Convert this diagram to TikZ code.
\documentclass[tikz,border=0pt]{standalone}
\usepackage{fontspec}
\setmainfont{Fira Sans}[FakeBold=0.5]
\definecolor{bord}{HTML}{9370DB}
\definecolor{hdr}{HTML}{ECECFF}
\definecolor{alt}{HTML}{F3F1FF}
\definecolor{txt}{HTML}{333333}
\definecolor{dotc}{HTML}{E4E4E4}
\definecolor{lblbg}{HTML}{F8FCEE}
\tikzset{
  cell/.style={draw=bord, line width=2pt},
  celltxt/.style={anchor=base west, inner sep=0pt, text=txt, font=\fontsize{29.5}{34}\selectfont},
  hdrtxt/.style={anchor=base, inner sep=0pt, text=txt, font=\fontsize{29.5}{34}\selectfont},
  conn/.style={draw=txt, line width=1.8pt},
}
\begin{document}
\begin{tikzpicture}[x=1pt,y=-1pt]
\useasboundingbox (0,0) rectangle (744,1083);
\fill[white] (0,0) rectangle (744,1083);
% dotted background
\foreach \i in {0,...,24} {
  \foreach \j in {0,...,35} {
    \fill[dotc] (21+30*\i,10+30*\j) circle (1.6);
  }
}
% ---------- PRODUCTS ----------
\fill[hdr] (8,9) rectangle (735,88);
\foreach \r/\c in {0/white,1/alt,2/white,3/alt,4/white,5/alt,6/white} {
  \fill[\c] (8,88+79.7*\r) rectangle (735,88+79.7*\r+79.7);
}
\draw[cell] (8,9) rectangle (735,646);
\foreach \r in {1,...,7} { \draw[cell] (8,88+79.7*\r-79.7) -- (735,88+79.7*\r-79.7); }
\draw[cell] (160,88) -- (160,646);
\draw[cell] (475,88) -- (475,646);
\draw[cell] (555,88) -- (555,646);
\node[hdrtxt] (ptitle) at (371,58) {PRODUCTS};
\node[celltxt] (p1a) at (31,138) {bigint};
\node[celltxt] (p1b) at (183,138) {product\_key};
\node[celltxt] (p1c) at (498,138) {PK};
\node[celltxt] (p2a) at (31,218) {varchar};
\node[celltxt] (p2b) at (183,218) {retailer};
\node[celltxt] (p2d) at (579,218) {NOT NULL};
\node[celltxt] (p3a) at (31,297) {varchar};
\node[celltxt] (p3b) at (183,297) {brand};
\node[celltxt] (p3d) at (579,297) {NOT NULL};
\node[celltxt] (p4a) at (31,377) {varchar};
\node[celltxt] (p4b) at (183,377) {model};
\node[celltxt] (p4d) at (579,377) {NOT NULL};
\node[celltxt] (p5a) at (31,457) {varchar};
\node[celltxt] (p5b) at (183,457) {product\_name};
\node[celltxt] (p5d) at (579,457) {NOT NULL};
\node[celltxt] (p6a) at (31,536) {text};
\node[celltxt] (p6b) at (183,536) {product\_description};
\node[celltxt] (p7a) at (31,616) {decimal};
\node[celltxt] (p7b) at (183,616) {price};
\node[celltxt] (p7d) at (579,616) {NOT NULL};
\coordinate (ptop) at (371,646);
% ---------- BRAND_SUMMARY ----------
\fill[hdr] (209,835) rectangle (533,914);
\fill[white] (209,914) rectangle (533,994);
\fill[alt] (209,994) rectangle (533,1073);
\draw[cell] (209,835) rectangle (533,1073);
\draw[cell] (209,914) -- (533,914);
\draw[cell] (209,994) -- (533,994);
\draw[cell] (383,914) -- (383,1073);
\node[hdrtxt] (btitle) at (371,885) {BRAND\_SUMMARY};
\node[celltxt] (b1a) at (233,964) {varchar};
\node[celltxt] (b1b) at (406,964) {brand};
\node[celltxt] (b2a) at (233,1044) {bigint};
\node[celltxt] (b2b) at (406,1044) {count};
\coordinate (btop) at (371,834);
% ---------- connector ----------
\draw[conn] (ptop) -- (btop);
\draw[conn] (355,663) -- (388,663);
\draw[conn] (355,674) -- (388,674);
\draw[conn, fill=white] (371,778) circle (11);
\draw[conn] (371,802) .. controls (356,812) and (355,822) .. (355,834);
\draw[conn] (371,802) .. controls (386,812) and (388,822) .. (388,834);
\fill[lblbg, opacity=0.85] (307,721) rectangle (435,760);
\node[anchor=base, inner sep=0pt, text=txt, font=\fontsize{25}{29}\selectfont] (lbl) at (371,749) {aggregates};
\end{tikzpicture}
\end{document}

────────

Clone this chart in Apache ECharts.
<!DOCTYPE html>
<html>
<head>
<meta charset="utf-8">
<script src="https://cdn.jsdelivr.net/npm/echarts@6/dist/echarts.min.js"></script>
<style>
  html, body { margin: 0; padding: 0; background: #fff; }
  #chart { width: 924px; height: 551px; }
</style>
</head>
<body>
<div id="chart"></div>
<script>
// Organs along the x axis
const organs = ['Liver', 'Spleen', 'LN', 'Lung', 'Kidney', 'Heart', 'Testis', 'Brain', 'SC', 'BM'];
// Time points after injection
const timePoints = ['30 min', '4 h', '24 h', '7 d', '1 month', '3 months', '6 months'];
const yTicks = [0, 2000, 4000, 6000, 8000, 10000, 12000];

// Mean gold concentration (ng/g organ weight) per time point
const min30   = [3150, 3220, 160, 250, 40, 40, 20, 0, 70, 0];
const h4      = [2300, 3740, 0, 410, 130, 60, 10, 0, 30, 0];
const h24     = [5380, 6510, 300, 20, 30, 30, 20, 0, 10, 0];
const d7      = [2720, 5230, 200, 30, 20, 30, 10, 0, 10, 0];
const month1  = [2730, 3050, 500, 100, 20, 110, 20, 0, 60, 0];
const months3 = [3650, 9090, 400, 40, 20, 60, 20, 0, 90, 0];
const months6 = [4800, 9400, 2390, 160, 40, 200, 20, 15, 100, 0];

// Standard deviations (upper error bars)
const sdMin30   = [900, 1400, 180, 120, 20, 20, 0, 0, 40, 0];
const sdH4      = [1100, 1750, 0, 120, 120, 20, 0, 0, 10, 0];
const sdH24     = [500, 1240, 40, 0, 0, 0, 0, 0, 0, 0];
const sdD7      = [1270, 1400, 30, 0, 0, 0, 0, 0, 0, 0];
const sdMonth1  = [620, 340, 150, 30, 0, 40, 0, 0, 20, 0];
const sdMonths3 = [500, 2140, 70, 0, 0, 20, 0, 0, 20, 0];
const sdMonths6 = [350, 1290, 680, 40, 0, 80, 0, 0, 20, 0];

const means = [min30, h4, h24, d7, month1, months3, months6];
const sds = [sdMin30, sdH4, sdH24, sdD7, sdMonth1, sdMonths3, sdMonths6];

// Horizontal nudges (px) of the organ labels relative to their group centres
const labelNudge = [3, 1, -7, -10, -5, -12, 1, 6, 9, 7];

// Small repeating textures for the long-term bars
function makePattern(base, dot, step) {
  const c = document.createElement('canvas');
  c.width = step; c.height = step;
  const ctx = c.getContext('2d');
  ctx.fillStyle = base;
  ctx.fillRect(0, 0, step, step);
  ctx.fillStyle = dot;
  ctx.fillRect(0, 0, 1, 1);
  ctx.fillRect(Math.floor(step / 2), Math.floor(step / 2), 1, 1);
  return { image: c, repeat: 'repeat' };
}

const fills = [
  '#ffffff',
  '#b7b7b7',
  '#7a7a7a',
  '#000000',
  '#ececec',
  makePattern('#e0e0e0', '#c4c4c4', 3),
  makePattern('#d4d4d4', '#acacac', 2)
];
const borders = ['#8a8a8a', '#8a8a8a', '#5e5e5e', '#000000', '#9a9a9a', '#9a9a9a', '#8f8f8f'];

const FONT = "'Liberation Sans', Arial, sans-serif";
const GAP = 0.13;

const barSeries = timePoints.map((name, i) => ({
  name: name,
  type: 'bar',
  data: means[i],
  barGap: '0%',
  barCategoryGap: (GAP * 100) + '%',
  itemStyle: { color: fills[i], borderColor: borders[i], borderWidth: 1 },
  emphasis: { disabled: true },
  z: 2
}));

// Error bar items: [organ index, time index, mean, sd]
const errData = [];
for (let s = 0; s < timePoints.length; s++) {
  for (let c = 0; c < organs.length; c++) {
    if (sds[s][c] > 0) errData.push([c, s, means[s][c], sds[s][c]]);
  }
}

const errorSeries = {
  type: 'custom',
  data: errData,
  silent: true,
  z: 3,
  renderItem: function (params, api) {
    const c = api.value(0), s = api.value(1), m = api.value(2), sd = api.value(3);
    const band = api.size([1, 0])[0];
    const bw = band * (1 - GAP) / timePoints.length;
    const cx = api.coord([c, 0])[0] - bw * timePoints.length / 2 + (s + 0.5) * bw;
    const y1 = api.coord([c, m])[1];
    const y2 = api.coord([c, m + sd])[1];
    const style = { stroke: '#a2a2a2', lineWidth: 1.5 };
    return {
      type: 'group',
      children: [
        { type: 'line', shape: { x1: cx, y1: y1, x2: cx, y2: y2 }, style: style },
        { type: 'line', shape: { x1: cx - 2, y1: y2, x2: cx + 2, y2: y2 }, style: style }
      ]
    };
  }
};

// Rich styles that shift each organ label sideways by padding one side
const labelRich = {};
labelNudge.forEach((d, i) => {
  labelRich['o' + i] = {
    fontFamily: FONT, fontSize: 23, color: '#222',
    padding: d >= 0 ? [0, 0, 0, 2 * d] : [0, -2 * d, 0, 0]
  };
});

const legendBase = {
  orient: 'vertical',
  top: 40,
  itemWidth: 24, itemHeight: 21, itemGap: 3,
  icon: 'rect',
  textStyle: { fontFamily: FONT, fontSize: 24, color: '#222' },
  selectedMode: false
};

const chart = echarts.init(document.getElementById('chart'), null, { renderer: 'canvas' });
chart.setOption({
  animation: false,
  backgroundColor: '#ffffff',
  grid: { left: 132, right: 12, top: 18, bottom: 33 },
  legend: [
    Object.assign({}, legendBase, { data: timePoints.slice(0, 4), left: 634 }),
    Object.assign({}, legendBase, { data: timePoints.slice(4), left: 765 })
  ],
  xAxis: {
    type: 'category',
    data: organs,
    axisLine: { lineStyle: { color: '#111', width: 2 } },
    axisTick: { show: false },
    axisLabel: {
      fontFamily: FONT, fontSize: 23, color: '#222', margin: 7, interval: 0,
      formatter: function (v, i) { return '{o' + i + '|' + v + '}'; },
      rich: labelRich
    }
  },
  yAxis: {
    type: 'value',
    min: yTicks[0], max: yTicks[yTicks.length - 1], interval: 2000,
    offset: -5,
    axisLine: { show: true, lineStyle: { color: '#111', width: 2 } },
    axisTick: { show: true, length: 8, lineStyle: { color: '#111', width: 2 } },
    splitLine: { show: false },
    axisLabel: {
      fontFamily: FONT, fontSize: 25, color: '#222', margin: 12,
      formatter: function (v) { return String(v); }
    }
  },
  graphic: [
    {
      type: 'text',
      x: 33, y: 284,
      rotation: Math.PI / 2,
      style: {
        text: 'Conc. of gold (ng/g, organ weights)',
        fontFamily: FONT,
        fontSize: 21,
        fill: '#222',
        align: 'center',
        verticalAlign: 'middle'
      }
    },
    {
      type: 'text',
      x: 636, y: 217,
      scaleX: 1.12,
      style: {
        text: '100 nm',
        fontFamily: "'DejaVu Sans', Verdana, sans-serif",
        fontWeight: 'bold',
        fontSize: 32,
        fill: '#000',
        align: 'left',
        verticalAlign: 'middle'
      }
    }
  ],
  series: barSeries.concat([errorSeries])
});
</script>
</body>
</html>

────────

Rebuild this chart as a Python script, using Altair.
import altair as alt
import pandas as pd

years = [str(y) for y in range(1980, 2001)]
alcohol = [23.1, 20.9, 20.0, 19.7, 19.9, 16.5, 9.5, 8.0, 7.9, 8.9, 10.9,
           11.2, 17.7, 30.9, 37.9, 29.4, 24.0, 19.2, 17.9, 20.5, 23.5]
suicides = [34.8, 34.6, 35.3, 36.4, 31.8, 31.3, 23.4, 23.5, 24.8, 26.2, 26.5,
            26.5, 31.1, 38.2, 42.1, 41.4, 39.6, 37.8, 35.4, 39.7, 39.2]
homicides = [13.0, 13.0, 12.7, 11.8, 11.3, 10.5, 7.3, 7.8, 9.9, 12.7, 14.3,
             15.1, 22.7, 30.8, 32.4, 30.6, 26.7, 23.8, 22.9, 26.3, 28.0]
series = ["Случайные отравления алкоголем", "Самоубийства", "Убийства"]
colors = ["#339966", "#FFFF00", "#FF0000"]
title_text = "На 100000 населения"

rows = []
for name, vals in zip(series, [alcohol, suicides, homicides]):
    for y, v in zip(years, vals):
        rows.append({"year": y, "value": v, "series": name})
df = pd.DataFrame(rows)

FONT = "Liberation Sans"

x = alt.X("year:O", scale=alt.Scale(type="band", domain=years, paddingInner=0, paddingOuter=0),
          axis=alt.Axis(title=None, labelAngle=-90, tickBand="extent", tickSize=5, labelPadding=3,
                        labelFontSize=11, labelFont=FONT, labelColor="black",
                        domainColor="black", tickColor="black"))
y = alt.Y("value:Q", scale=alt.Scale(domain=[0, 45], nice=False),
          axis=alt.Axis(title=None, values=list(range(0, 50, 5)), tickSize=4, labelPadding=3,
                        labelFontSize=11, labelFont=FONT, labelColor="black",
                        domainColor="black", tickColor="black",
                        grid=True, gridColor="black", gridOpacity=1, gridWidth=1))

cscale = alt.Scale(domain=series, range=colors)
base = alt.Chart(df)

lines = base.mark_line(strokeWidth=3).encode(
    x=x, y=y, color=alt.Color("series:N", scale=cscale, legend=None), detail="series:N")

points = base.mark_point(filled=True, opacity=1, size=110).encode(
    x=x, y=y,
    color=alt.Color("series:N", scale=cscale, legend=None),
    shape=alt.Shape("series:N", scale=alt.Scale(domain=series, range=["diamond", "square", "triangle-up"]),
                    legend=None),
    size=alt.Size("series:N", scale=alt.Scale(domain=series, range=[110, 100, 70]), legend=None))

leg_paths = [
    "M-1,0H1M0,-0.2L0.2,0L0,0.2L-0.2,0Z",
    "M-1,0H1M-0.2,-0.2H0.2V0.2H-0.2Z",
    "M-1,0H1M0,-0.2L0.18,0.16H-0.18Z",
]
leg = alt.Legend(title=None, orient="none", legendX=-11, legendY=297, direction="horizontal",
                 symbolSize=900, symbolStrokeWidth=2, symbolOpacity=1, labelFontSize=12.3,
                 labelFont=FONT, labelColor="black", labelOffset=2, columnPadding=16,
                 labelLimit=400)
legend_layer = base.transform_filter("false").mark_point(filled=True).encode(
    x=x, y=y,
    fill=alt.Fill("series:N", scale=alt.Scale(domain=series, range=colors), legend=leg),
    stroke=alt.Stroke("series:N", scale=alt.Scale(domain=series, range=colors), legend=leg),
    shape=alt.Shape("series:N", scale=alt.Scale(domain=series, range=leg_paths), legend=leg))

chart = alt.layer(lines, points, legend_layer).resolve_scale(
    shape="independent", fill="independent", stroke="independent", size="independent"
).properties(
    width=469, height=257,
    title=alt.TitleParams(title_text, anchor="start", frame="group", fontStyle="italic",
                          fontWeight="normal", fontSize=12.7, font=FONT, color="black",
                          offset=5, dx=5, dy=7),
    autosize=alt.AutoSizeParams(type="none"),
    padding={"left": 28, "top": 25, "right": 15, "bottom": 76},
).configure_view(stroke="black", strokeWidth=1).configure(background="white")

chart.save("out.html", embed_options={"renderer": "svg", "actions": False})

────────

_Exercise requirements_:
From the entries above, copy every line that holds the word "this".

_Solved problem_:
Convert this diagram to TikZ code.
Clone this chart in Apache ECharts.
Rebuild this chart as a Python script, using Altair.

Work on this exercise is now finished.